> [DIRECTION] Begin with the first line of the material and copy each line word for word through the line that contains "const yTicks = [0, 5, 10, 15, 20, 25];"; the pictures are left out.

Entries with chart source code:

'''

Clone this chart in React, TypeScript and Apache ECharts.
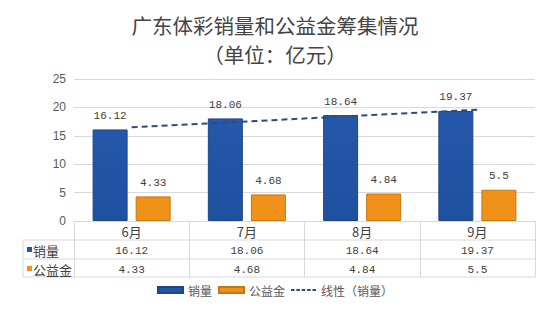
import React, { useEffect, useRef } from "react";
import * as echarts from "echarts";

const months = ["6月", "7月", "8月", "9月"];
const sales = [16.12, 18.06, 18.64, 19.37];
const fund = [4.33, 4.68, 4.84, 5.5];
const trend = [16.5, 17.53, 18.56, 19.6];
const yTicks = [0, 5, 10, 15, 20, 25];

const BLUE = "#2256a8";
const ORANGE = "#f0921a";
const GRID = "#d9d9d9";
const TEXT = "#404040";
const MONO = "'Liberation Mono', 'DejaVu Sans Mono', monospace";
const CJK = "'Noto Sans CJK SC', sans-serif";
const DASH_ICON =
  "path://M0,0h4v2h-4z M6,0h4v2h-4z M12,0h4v2h-4z M18,0h4v2h-4z M24,0h4v2h-4z";

export default function App() {
  const ref = useRef<HTMLDivElement>(null);
  useEffect(() => {
    if (!ref.current) return;
    const chart = echarts.init(ref.current, null, { renderer: "svg" });
    const fmt = (v: number) => String(v);
    const titleStyle = {
      fontSize: 20.5,
      lineHeight: 23,
      fontWeight: "normal",
      color: "#444444",
      fontFamily: CJK,
    };
    chart.setOption({
      animation: false,
      backgroundColor: "#ffffff",
      title: [
        { text: "广东体彩销量和公益金筹集情况", left: "center", top: 13, padding: 0, textStyle: titleStyle },
        { text: "（单位：亿元）", left: "center", top: 42, padding: 0, textStyle: titleStyle },
      ],
      grid: { left: 74, right: 15, top: 79, bottom: 100 },
      legend: {
        bottom: 20,
        left: "center",
        itemWidth: 25,
        itemHeight: 6,
        itemGap: 6,
        textStyle: { fontSize: 12, color: "#595959", fontFamily: CJK },
        data: [
          { name: "销量", icon: "rect" },
          { name: "公益金", icon: "rect" },
          { name: "线性（销量）", icon: DASH_ICON },
        ],
      },
      xAxis: {
        type: "category",
        data: months,
        axisLine: { show: true, lineStyle: { color: GRID } },
        axisTick: { show: true, length: 56, lineStyle: { color: GRID } },
        axisLabel: {
          margin: 1,
          interval: 0,
          formatter: (value: string, idx: number) =>
            `{m|${value}}\n{v|${fmt(sales[idx])}}\n{v|${fmt(fund[idx])}}`,
          rich: {
            m: { fontSize: 13, lineHeight: 19, color: TEXT, fontFamily: CJK },
            v: { fontSize: 11, lineHeight: 19, color: TEXT, fontFamily: MONO },
          },
        },
      },
      yAxis: {
        type: "value",
        min: yTicks[0],
        max: yTicks[yTicks.length - 1],
        interval: 5,
        axisLine: { show: false },
        axisTick: { show: false },
        axisLabel: { fontSize: 12, color: "#595959", margin: 8, fontFamily: "'Liberation Sans', sans-serif" },
        splitLine: { lineStyle: { color: GRID } },
      },
      series: [
        {
          name: "销量",
          type: "bar",
          data: sales,
          barWidth: 35,
          barGap: "23%",
          itemStyle: {
            color: new echarts.graphic.LinearGradient(0, 0, 0, 1, [
              { offset: 0, color: "#2558aa" },
              { offset: 1, color: "#1f50a0" },
            ]),
            borderColor: "#1d4689",
            borderWidth: 1,
          },
          label: {
            show: true,
            position: "top",
            distance: 8,
            fontSize: 11,
            color: TEXT,
            fontFamily: MONO,
          },
        },
        {
          name: "公益金",
          type: "bar",
          data: fund,
          barWidth: 35,
          itemStyle: { color: ORANGE, borderColor: "#c87612", borderWidth: 1 },
          label: {
            show: true,
            position: "top",
            distance: 8,
            fontSize: 11,
            color: TEXT,
            fontFamily: MONO,
          },
        },
        {
          name: "线性（销量）",
          type: "line",
          data: trend,
          symbol: "none",
          showSymbol: false,
          z: 5,
          lineStyle: { color: "#2e4d7b", width: 2, type: [6, 4] },
          itemStyle: { color: "#2e4d7b" },
        },
      ],
      graphic: [
        { type: "line", shape: { x1: 23, y1: 240, x2: 535, y2: 240 }, style: { stroke: GRID, lineWidth: 1 } },
        { type: "line", shape: { x1: 23, y1: 259, x2: 535, y2: 259 }, style: { stroke: GRID, lineWidth: 1 } },
        { type: "line", shape: { x1: 23, y1: 277, x2: 535, y2: 277 }, style: { stroke: GRID, lineWidth: 1 } },
        { type: "line", shape: { x1: 23, y1: 240, x2: 23, y2: 277 }, style: { stroke: GRID, lineWidth: 1 } },
        { type: "rect", shape: { x: 27, y: 247, width: 5, height: 5 }, style: { fill: BLUE } },
        { type: "rect", shape: { x: 27, y: 266, width: 5, height: 5 }, style: { fill: ORANGE } },
        {
          type: "text",
          x: 33,
          y: 250,
          style: { text: "销量", fontSize: 13, fill: TEXT, fontFamily: CJK, verticalAlign: "middle" },
        },
        {
          type: "text",
          x: 33,
          y: 269,
          style: { text: "公益金", fontSize: 13, fill: TEXT, fontFamily: CJK, verticalAlign: "middle" },
        },
      ],
    });
    return () => chart.dispose();
  }, []);
  return <div ref={ref} style={{ width: 550, height: 321, position: "absolute", left: 0, top: 0 }} />;
}
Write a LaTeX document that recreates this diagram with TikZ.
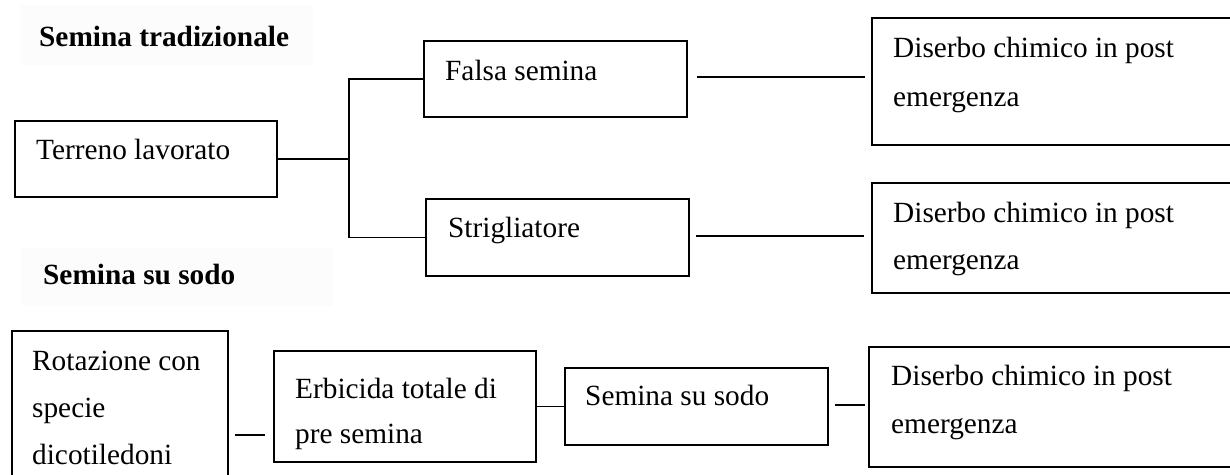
\documentclass[tikz,border=0pt]{standalone}
\usepackage{fontspec}
\setmainfont{Liberation Serif}
\usetikzlibrary{calc}
\begin{document}
\begin{tikzpicture}[x=1pt,y=-1pt,
  box/.style={draw, line width=1.7pt, rectangle, inner sep=0pt, outer sep=0pt, anchor=north west},
  txt/.style={anchor=base west, inner sep=0pt, font=\fontsize{29.3}{35}\selectfont},
  head/.style={anchor=base west, inner sep=0pt, font=\fontsize{29.3}{35}\selectfont\bfseries},
  conn/.style={line width=1.7pt},
  faint/.style={fill=black!1, draw=none}]
\useasboundingbox (0,0) rectangle (1230,474);
\clip (0,0) rectangle (1230,474);
% faint label backgrounds
\fill[faint] (20,5) rectangle (313,65);
\fill[faint] (22,248) rectangle (333,306);
% headings
\node[head] (h1) at (39,46) {Semina tradizionale};
\node[head] (h2) at (43,284) {Semina su sodo};
% boxes
\node[box, minimum width=262pt, minimum height=76pt] (terreno) at (15,121) {};
\node[box, minimum width=263pt, minimum height=76pt] (falsa) at (424,41) {};
\node[box, minimum width=263pt, minimum height=77pt] (strig) at (426,199) {};
\node[box, minimum width=368pt, minimum height=127pt] (dis1) at (872,18) {};
\node[box, minimum width=368pt, minimum height=110pt] (dis2) at (872,183) {};
\node[box, minimum width=216pt, minimum height=159pt] (rot) at (12,331) {};
\node[box, minimum width=262pt, minimum height=111pt] (erb) at (274,351) {};
\node[box, minimum width=263pt, minimum height=77pt] (sem) at (565,368) {};
\node[box, minimum width=371pt, minimum height=120pt] (dis3) at (869,347) {};
% texts
\node[txt] (t1) at (36,159) {Terreno lavorato};
\node[txt] (t2) at (445,80) {Falsa semina};
\node[txt] (t3) at (448,237) {Strigliatore};
\node[txt] (t4a) at (893,57) {Diserbo chimico in post};
\node[txt] (t4b) at (893,106) {emergenza};
\node[txt] (t5a) at (893,222) {Diserbo chimico in post};
\node[txt] (t5b) at (893,269) {emergenza};
\node[txt] (t6a) at (32,370) {Rotazione con};
\node[txt] (t6b) at (32,417) {specie};
\node[txt] (t6c) at (32,464) {dicotiledoni};
\node[txt] (t7a) at (295,398) {Erbicida totale di};
\node[txt] (t7b) at (295,443) {pre semina};
\node[txt] (t8) at (585,405) {Semina su sodo};
\node[txt] (t9a) at (891,385) {Diserbo chimico in post};
\node[txt] (t9b) at (891,433) {emergenza};
% connectors
\coordinate (jx) at (349,159);
\draw[conn] (terreno.east) -- (jx);
\draw[conn] (falsa.west) -- (falsa.west -| jx) -- (strig.west -| jx) -- (strig.west);
\coordinate (c1) at ([xshift=10pt,yshift=2pt]falsa.east);
\draw[conn, shorten >=7pt] (c1) -- (c1 -| dis1.west);
\coordinate (c2) at ([xshift=7pt,yshift=1.5pt]strig.east);
\draw[conn, shorten >=8pt] (c2) -- (c2 -| dis2.west);
\coordinate (r1) at (235,435);
\coordinate (r2) at (265,435);
\draw[conn] (r1) -- (r2);
\draw[conn] (erb.east) -- (sem.west);
\coordinate (c4) at ([xshift=7pt,yshift=1.5pt]sem.east);
\draw[conn, shorten >=4pt] (c4) -- (c4 -| dis3.west);
\end{tikzpicture}
\end{document}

'''

> [FULL ANSWER]
Clone this chart in React, TypeScript and Apache ECharts.
import React, { useEffect, useRef } from "react";
import * as echarts from "echarts";

const months = ["6月", "7月", "8月", "9月"];
const sales = [16.12, 18.06, 18.64, 19.37];
const fund = [4.33, 4.68, 4.84, 5.5];
const trend = [16.5, 17.53, 18.56, 19.6];
const yTicks = [0, 5, 10, 15, 20, 25];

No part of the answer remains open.